A prenup, or a Binding Financial Agreement (BFA) as they are known in Australia, will usually include a clause providing that either or both parties give up their right to make a family provision claim. But do these clauses actually prevent your partner, or former partner, from claiming family provision?

The deceased, Jarrod Dark, died on 1 September 2014. His will left his entire estate in equal shares to his three children to be held on trust until they turned 25. No provision was made for the deceased’s wife, Joeanne-Marie, and predictably, Joeanne made a family provision claim.

The Relevant Facts

Joeanne and the deceased commenced a de facto relationship in 2003 and were married in 2008. While Joeanne and the deceased separated in 2012, they did not divorce, and they maintained an ‘on and off’ relationship until the deceased's death. There were two children of the relationship, and both parties had other children from other relationships.

Following their separation, Joeanne and the deceased signed a BFA under section 90C of the Family Law Act. Importantly, clause 8 of this agreement provided that both parties release their rights to claim family provision from the others' estate. The executor of the deceased’s estate applied to the Court for approval of the release of rights in the BFA under section 95 of the Succession Act to prevent Joeanne’s claim.

Did the Prenup Prevent Joeanne from Claiming Family Provision?

A prenup does not automatically oust the Court’s jurisdiction to hear a family provision claim; however, it can prevent a claim if the Court approves the agreement.

Pursuant to section 95 Succession Act, the Court is to have regard to all the circumstances of the case, including, but not limited to, whether entry into the agreement was advantageous or prudent, whether its provisions were fair and reasonable, and whether the releasing party received independent legal advice.

Having regard to the above, the Court declined to approve the BFA between Joeanne and the deceased, noting the following:

  • The deceased had failed to properly disclose assets which would have been subject to a Family Court order. As the provisions of the BFA, therefore, did not contemplate those assets, it was not advantageous or prudent for Joeanne to enter into the agreement, nor were the provisions of the BFA fair and reasonable.
  • The agreement was prepared by the deceased’s lawyer with no input from Joeanne, and while Joeanne did receive independent advice, that advice was not informative. Further, the deceased was agitated by suggestions that he had not properly disclosed his assets, and Joeanne knew that failing to sign the BFA would make the deceased angry. Consequently, the Court considered the Joeanne had been coerced into signing the BFA.

The Decision

As the Court declined to approve the BFA, Joeanne was not prevented from making a family provision claim. In this, the Court held that Joeanne had been left with inadequate provision under the deceased will and ordered that she receive a $360,000 legacy from the estate.

The Takeaway

Theoretically, a prenup can be utilised to prevent your partner, or former partner, from making a family provision claim against your estate. However, in NSW, a provision in a prenup providing that either or both parties give up their right to make a family provision claim will not be effective unless the Court approves the release of rights under section 95 of the Succession Act.
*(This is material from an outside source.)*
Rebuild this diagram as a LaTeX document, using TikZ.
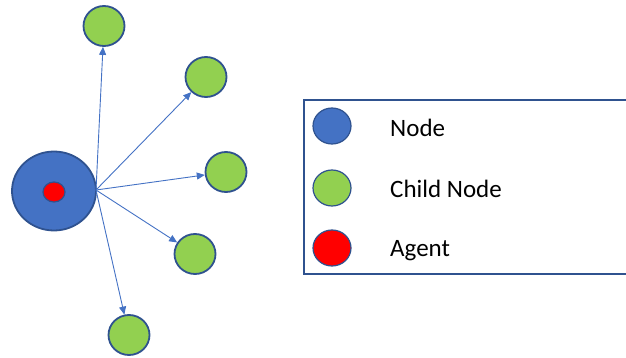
\documentclass[tikz,border=0pt]{standalone}
\usepackage{fontspec}
\setmainfont{Carlito}
\usetikzlibrary{shapes.geometric,arrows.meta}
\definecolor{nodeblue}{HTML}{4472C4}
\definecolor{edgeblue}{HTML}{2F528F}
\definecolor{childgreen}{HTML}{92D050}
\definecolor{agentred}{HTML}{FF0000}
\tikzset{
  bignode/.style={ellipse, draw=edgeblue, fill=nodeblue, line width=1.8pt, inner sep=0pt},
  childnode/.style={ellipse, draw=edgeblue, fill=childgreen, line width=1.8pt, inner sep=0pt, minimum width=41pt, minimum height=40pt},
  agentnode/.style={ellipse, draw=edgeblue, fill=agentred, line width=1.2pt, inner sep=0pt},
  arr/.style={draw=nodeblue, line width=0.9pt, -{Triangle[length=8pt,width=7pt]}},
  legtext/.style={anchor=base west, inner sep=0pt, font=\fontsize{25}{30}\selectfont},
  legcirc/.style={ellipse, draw=edgeblue, line width=1.2pt, inner sep=0pt, minimum width=38pt, minimum height=36pt}
}
\begin{document}
\begin{tikzpicture}[x=1pt,y=-1pt]
\useasboundingbox (0,0) rectangle (626,358);
% main structure
\node[bignode, minimum width=84pt, minimum height=79pt] (big) at (54,191) {};
\node[agentnode, minimum width=22pt, minimum height=20pt] (agent) at (54,192) {};
\node[childnode] (c1) at (104,26) {};
\node[childnode] (c2) at (206,77) {};
\node[childnode] (c3) at (226,172) {};
\node[childnode] (c4) at (195,254) {};
\node[childnode] (c5) at (129,335) {};
\coordinate (src) at (96,190);
\draw[arr] (src) -- (c1);
\draw[arr] (src) -- (c2);
\draw[arr] (src) -- (c3);
\draw[arr] (src) -- (c4);
\draw[arr] (src) -- (c5);
% legend
\draw[draw=edgeblue, line width=1.5pt] (304,100) rectangle (640,274);
\node[legcirc, fill=nodeblue] (lnode) at (332,126) {};
\node[legcirc, fill=childgreen] (lchild) at (332,188) {};
\node[legcirc, fill=agentred] (lagent) at (332,248) {};
\node[legtext] (tnode) at (390,137) {Node};
\node[legtext] (tchild) at (390,197) {Child Node};
\node[legtext] (tagent) at (390,256) {Agent};
\end{tikzpicture}
\end{document}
As Dark v Dark illustrates, in determining whether or not to approve a release of rights, the Court will have regard to the circumstances of the case. Generally, a prenup will not be effective if the prenup terms were disadvantageous to the potential applicant, were not fair and reasonable, or where the potential applicant was coerced into signing the prenup.

DISCLAIMER: The information provided above is published for general informational purposes only and is not intended to be nor should it be relied upon as a substitute for legal or other advice.